The Sublimely Bitchy
Jon and I are working on probably the most complicated script character-wise that we’ve ever done. [Yes, we are working on a script while prepping to shoot a film. It’s rare when we aren’t working on a new script] One of the key characters is a very beautiful woman who is a big personality and a big talent. However, she is vindictive and sometimes thoughtlessly cruel to the people she loves. It was a quandary as to how to demonstrate that she had qualities that would make people deeply care about her. So we rented the best bitchy film of all time, All About Eve to see how they handled the queen of all bitchiness, Margo Channing (Bette Davis). If you’ve never seen the film, it’s a must. The dialogue is razor sharp. The performances are complex. It’s an all around good time. And the viewing helped us figure out how this one character of ours should be written. Pulling that feat off is another matter.
The Sublimely Cheesy
Holidays for me are chances to connect with loved ones who aren’t in LA or who are gone forever. To that end, I indulge in the holiday rituals that I grew up with. Well, some of them. I don’t get my hair hot pressed and curled and put on thick leotards and my Sunday best. I like entertaining at home now, because I can wear pajamas. They look more lounging clothes, but they are pajamas. However, I do cook everything that we would always have during holidays. I even dyed Easter Eggs. We used a Spongebob dye kit (it was on sale), and I didn’t do many. And there is far too much candy in a place with only two people and no children coming by. All these things evoke very fond memories of holidays past.
Along with food and visits from our more interesting relatives, we would watch the epic holiday movies played on TV every year. There used to be a vast array of what I called holy movies, but now, there is only The Ten Commandments. When I was young, my brother and I just enjoyed it for the spectacle. My brother thought Yul Brenner’s Pharoh was really cool. He’d walk around for days after saying ‘So let it be written. So let it be done.’ As I got older, I realized that this was one wacky film.
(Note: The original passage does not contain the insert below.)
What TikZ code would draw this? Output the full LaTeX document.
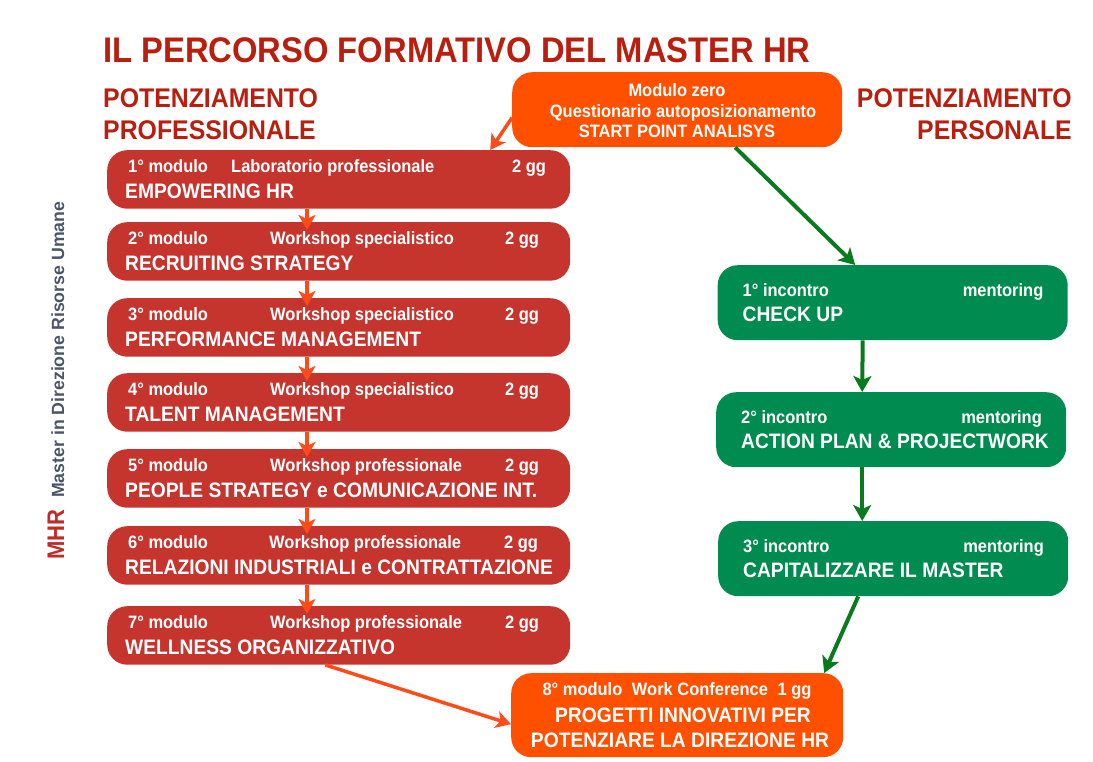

Everybody is chewing up the scenery. And then, there are all the really creepy characters like Vincent Price who, if he had one, would have been twirling his moustache in evil glee. Then there’s the inexplicable presence of Edward G. Robinson, who manages to be really creepy and incredible annoying. Why they didn’t leave him wandering in the desert alone, I’ll never know. John Derek wasn’t creepy in the film, but one can’t help thinking of how amazingly creepy he would be later in life. I don’t know when it dawned on me that Yul Brenner’s character was lusting after then married his own sister. But the film is delightfully wrapped in such tasty cheesiness, that it can’t help but be a fun time. Since we’ve lived in LA, Jon and I made sure to watch it with friends and comment all through it a la Mystery Science Theater 3000. A fun time is thus had by all. And I know my Mom would have approved.
The Gunslinger Trailer Update
Jon achieved picture lock last week. We then shipped all the files to the wonderfully talented Vic Mignogna to work on the sound and the music. Vic will be on screen in the feature version as Sheriff Mark Clayton. He seems very excited about pulling a gun on Shadow (Travis Willingham). I wonder if I should worry about that. We’re still on schedule for an April release of the trailer. The date for starting the feature is up in the air because of scheduling issues and a really huge logistical challenge, but we’ll know the where and when soon. Stay tuned.
A Soldier’s Fate
I am inputting diligently, and I’ve found a reliable proofreader. I’ll be shipping the book out in chunks to her as I input them. Thus, then when I finish the last of it, she’ll be close to completing the corrections. We’re still on schedule there. I feel almost organized!